Name and surname Lucjan Emil Majchrzak
Names of parents Franciszek and Anastazja née Szczepaniuk
Date of birth 30 June 1911
Religious affiliation Roman Catholic
Education vocational school
Place of residence Warsaw, Grójecka Street 24
State and national affiliation Polish
Occupation metal polisher

The outbreak of the Warsaw Uprising caught me in the house at Grójecka Street 24. In the first days, I stayed in the basement and I don’t know the course of events outside. I heard that the nearest point of insurgent resistance was located on Kaliska Street, in the building of the Tobacco Monopoly. On 4 August 1944, I saw in the evening a fire in the blocks at Grójecka Street 20. After a few days, I learned that at that time an execution of men from that block had taken place there.
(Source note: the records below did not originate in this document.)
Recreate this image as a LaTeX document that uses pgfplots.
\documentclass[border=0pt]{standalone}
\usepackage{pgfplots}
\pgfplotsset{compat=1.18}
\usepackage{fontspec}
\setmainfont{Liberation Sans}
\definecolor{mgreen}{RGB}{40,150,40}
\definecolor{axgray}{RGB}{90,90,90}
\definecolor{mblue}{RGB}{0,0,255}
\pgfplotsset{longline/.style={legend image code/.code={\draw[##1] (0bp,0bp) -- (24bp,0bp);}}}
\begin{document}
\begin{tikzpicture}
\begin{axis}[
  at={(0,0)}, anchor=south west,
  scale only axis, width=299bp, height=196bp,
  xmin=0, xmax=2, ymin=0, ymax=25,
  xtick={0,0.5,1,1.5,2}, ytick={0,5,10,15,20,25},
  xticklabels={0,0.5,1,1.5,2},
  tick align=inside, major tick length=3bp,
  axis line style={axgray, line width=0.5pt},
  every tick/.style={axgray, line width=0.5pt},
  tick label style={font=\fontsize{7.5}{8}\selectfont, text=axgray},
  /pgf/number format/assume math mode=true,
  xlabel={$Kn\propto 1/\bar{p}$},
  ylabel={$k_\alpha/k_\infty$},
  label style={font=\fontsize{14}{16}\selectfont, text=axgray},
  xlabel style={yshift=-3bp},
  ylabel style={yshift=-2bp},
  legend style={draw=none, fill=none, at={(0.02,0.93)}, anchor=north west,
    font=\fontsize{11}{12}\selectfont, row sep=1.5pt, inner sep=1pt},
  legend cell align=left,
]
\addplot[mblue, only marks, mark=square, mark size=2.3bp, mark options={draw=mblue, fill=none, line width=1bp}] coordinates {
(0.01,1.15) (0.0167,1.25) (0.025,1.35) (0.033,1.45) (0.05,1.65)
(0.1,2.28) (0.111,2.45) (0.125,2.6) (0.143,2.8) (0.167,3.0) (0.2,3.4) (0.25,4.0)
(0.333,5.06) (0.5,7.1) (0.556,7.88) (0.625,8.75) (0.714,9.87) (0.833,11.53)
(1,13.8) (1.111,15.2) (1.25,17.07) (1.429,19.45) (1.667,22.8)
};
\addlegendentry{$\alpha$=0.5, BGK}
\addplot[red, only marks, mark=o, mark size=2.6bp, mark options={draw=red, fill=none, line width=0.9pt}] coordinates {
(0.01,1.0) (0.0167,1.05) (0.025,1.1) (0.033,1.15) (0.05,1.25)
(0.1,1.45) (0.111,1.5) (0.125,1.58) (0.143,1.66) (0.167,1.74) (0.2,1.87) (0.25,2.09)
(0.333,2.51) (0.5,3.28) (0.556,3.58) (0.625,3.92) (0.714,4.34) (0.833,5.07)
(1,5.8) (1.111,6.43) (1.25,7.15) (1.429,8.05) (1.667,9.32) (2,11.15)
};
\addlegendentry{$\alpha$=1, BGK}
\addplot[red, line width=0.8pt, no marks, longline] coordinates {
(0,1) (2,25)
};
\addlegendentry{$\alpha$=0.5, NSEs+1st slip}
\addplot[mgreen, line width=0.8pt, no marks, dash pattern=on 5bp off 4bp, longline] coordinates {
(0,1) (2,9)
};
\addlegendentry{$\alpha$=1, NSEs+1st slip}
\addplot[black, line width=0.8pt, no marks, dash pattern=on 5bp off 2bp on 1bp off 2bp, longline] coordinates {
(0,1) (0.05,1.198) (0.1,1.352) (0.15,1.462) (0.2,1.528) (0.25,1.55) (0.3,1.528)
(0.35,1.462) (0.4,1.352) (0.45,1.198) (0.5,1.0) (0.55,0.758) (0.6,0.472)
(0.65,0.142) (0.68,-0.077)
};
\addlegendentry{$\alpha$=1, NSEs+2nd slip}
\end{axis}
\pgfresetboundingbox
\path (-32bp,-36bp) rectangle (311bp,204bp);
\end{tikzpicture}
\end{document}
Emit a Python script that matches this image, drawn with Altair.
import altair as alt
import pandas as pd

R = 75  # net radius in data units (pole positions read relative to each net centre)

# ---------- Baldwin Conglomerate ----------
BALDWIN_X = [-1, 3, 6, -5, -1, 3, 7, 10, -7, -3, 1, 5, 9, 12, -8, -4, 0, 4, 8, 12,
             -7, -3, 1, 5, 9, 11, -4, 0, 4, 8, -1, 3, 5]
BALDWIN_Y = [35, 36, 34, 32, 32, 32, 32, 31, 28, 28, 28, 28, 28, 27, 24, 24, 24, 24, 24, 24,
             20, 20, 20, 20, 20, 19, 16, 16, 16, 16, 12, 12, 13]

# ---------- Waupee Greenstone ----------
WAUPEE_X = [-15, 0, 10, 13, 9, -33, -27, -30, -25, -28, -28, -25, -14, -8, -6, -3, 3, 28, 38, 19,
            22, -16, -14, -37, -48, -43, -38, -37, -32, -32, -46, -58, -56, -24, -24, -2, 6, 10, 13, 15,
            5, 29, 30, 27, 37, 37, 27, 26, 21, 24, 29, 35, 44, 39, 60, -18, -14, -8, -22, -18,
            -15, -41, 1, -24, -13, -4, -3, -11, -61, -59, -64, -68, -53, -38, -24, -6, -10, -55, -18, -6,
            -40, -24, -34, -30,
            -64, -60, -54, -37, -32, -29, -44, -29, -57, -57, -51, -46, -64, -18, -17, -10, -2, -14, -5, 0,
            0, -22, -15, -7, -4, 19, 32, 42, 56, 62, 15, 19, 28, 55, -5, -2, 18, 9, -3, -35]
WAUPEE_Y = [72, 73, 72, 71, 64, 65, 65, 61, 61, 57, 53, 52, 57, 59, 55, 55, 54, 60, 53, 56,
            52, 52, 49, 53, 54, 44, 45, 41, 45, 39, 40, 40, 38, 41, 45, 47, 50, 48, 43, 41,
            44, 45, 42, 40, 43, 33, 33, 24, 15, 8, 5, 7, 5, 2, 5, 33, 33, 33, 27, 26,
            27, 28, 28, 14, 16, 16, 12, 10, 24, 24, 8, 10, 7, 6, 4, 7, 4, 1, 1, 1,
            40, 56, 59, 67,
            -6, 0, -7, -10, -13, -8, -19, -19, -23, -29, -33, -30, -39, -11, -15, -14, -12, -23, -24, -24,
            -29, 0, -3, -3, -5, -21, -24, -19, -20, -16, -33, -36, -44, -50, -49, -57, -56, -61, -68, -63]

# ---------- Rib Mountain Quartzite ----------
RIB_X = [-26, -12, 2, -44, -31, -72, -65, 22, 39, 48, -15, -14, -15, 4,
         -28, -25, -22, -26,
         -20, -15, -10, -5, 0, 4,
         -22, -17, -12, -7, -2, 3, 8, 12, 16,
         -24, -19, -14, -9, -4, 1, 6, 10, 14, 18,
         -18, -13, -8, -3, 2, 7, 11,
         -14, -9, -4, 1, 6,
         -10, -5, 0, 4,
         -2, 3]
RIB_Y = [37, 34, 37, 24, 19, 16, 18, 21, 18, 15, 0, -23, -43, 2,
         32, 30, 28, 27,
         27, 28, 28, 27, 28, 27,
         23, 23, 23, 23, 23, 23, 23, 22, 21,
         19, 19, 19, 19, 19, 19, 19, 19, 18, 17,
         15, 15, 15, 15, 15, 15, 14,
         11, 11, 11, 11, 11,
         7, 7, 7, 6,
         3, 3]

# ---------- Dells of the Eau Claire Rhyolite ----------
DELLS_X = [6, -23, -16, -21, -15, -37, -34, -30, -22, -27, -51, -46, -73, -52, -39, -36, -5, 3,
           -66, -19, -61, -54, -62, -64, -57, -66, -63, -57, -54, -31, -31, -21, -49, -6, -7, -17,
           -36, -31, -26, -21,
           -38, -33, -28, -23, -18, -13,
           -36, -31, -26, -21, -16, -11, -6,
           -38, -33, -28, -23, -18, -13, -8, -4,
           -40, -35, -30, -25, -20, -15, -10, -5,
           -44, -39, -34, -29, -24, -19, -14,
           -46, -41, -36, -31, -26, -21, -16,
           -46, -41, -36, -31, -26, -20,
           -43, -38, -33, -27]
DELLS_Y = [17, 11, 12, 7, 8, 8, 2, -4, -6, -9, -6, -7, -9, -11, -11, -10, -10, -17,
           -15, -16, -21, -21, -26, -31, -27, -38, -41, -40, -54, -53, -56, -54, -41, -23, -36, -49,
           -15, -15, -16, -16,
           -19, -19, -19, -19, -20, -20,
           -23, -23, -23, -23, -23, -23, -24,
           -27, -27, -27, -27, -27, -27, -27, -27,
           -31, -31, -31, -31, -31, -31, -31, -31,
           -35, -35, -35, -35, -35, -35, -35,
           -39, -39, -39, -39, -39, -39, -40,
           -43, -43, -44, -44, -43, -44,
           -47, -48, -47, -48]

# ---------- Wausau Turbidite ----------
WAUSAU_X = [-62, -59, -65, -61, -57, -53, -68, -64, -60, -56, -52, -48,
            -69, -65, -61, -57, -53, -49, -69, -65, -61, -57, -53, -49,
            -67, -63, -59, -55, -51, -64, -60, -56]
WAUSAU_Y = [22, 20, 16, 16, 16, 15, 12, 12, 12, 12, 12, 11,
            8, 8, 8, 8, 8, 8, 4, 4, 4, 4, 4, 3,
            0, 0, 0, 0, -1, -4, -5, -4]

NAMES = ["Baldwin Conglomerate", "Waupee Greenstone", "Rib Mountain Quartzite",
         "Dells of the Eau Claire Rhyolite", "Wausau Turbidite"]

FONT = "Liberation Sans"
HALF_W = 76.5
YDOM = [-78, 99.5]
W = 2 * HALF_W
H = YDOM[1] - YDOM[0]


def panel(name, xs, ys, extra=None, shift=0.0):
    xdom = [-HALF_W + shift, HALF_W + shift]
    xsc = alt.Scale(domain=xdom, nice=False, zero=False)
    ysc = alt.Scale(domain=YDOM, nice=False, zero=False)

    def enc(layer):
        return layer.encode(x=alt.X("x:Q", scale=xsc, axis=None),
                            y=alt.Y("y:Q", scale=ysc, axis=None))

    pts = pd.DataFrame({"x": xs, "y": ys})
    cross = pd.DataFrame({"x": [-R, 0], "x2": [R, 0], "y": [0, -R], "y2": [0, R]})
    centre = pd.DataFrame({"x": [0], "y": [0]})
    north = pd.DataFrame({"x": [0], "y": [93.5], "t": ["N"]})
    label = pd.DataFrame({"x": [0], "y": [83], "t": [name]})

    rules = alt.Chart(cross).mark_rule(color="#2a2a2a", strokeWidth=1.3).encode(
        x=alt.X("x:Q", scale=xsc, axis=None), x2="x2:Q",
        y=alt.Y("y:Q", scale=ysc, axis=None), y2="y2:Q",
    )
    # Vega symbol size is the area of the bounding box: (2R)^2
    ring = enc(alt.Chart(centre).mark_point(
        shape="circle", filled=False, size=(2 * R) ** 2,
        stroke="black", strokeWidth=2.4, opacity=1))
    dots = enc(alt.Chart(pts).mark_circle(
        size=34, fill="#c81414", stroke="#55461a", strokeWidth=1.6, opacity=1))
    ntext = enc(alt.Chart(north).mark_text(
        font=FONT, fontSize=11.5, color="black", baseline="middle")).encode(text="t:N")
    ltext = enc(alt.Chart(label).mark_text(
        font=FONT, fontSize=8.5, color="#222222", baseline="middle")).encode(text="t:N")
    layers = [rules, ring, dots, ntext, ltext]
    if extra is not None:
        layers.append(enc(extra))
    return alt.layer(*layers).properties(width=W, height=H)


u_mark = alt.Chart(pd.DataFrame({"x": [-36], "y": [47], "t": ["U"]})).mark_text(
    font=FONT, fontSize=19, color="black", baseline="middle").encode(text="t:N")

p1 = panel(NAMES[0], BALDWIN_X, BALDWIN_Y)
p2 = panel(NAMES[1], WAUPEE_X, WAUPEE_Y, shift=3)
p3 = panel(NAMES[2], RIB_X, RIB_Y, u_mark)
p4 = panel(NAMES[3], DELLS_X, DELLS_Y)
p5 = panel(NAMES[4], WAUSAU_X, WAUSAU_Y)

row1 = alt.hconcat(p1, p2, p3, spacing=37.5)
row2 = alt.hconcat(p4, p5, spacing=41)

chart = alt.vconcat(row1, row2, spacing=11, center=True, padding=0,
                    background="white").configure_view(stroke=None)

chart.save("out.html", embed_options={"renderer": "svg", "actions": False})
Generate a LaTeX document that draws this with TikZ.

On 5 August, between 5.00 and 6.00 a.m., an SS unit arrived in front of our house in cars. They surrounded the house and ordered the residents to go outside into the yard. When the people came down, the soldiers walked through the flats and looted valuable things, which the caretaker had to load onto the cars. Then they set the flats on fire. Two separate groups were placed in the yard: women and children and men from the age of 16. The commander of the unit spoke to the gathered, asking who from our house had shot at the Germans. There were no insurgents in the house, nor was any action conducted from there. Józef Amanowicz, speaking German, answered on behalf of our entire group that none of us had fired shots. The commander replied that if the guilty did not confess, we would all be executed. The women and children were led out to the other side of the street. The commander asked: “Who is going to be executed first?” Since no-one volunteered, Amanowicz was taken first.

I don’t know the German language, but men standing near me translated the entire conversation of Amanowicz with the commander to me.

There were around 40 men in our group. The execution happened in this way: we were divided into two groups, next we were led one by one to the stairs leading to the basement, at which there were two SS men by the entrance. One led the men, the other shot them in the back of the head. When I was led to the stairs, the SS man shot me in the back of the head but the bullet went by my right ear, wounding me superficially. When I fell to the bottom, I managed to crawl to the part of the basement where the mangle was, and I stayed there until the end of the execution. When the shots stopped I heard three explosions, probably of grenades. When everything was quiet, I met Edmund Cugowski, and a wounded Henryk Dyga, who came out from under the corpses like me. Together we went to a block on Spiska Street, where we received medical first aid. On 10 August, Wehrmacht soldiers threw us out with the civilian population from the neighboring houses into Zieleniak. On that day, in the afternoon, we were transported to the camp in Pruszków.

At this the report was concluded and read out.